Ik heb staan roepen bij Verzorgingshuis
De Die, tegen de ramen daar, ik zag geen
mens, alleen maar zon. Hallo hallo
versta je me. Geen hoofd

geen hand geen raam wou open. Hoor je
me, zie je? Na een half uur kwam
iemand met zachte ogen vragen of ik
ergens anders kon: binnen ontstond

onrust. In wie, vroeg ik, in u? is er nog eentje
over dan, zijn ze allemaal niet gewoon
op tot de laatste kruimel, jullie moeten
toch wat?
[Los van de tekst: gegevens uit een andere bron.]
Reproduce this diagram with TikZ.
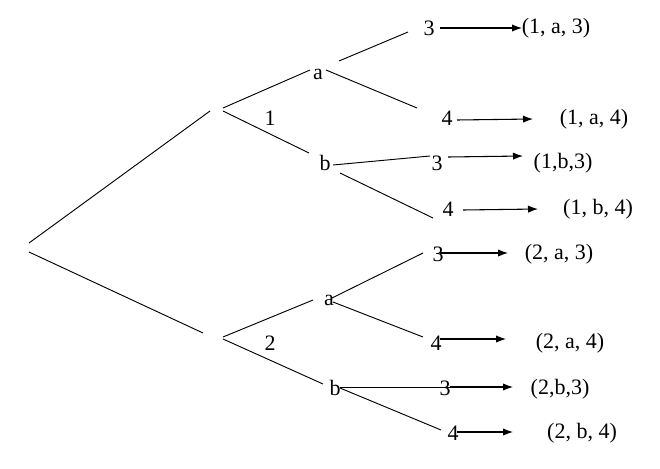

Nu was het mooi geweest, nu

nokken of anders, ze liep weg
en in de bomen zag ik schaduwen,
mensvormig, wiegend, en van binnen keek
de zon. – Ik denk haar, met die ogen,

deernis godweet, hierheen: straks lopen wij,
kleinst mogelijke stoet, weer onder het groen
meters uiteen te zwijgen over Lot

dat altijd valt op de verkeerde; jij –

*

Eva Gerlach schuift haar gedicht in een envelop, onder het bloemstuk, laat haar hand even op de kist rusten, gaat weer zitten, meer muziek, de uitvaartleidster kondigt aan dat we de heer C. aanstonds naar zijn laatste rustplaats zullen begeleiden, we staan recht, de dragers komen naar voren, we wandelen zoals in het gedicht al aangekondigd zwijgend, los van elkander, achter de kist aan naar het graf. Kist zakt. Schepje zand. De uitvaartleidster weigert met een licht hoofdschudden het haar aangeboden schepje. Als we teruglopen neem ik een kleine omweg langs een graf dat mijn aandacht op de heenweg had getrokken, Eva laat zich eveneens afleiden, zo wandelen we als losse atomen terug naar de koffiekamer, waar Ali Mahmood onmiddellijk afscheid neemt omdat er weer veel werk op hem wacht, de koffiejuffrouw wederom een keur aan anekdotes met ons deelt aangaande haar vak en de te verwachten verbouwing van de koffiekamer en wat daar zoal bij komt kijken, Eva stelt af en toe een vraag om de stroom op gang te houden: ‘Goh,’ concludeert ze, ‘eigenlijk ben je een soort toneelknecht.’ Pas als ik weer thuis ben, bedenk ik dat dit ook voor ons gegolden heeft: we hebben ons precies gedragen zoals in het gedicht werd voorzegd.